In the unit circle, I see: $b=\frac{\pi }{4}+\pi n$ as that angle for b. b is done.

$e^{a}\cos \left( \frac{\pi }{4} \right)=-1$
$e^{a}=-\sqrt{2}$
$a=\ln \left( -\sqrt{2} \right)$

$\Rightarrow$ $z=\ln \left( -\sqrt{2} \right)+i\left( \frac{\pi }{4}+\pi n \right)$

2. Oct 19, 2011

### SammyS

Staff Emeritus
But, look just above this.

ea > 0, for all a.

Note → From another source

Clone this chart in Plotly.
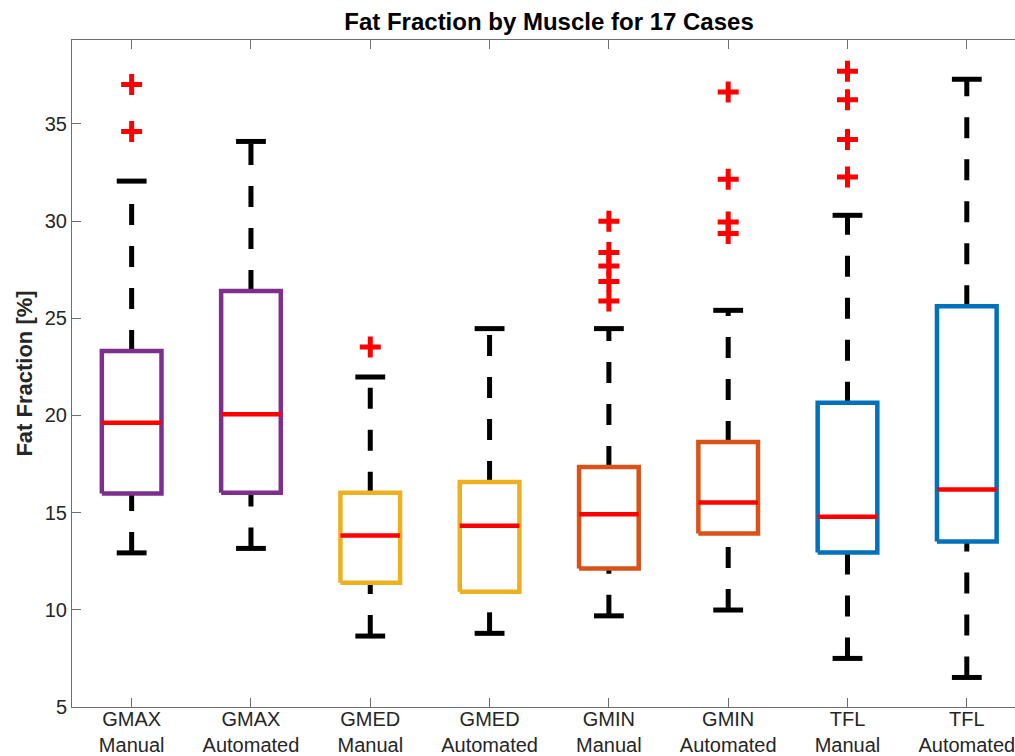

So if $e^a \cos(b)=-1 \text{ and }e^a \sin(b)=-1\,,$ then both sin(b) and cos(b) are negative, so the angle, b, must be in the third quadrant.

Look at $\displaystyle e^{a}\cos \left( \frac{5\pi }{4} \right)=-1\,.$ Using the resulting value for a will fix your problem of having the logarithm of a negative number.

3. Oct 19, 2011

### vilhelm

this means a=ln(√2)

Thanks.

But, what about finding ALL z? I struggle with this: e^z has 2πi, whilst the normal is 2π. Does that get compensated by the "i" in the exponential of e? So that 2π is the right answer: b=5π/4 + 2π·n ?

4. Oct 19, 2011

### SammyS

Staff Emeritus
No, b = 5π/4 leads to sin(b) = cos(b) = -1, so ea = 1

5. Oct 19, 2011

### Bacle2

Careful; both sin and cos are positive in the first quadrant. Also, check the periodicity.

6. Oct 19, 2011

### Bacle2

The exponential has an imaginary period of 2pi. e^z has no real period, period.

7. Oct 19, 2011

### vela

Staff Emeritus
Yes, that's right. Once you have one solution, namely $z_0=\ln\sqrt{2}+i\frac{5\pi}{4}$, the rest have the form $z_n = z_0 +2\pi n i$ because $e^{z_n} = e^{z_0}e^{2\pi n i}=e^{z_0}$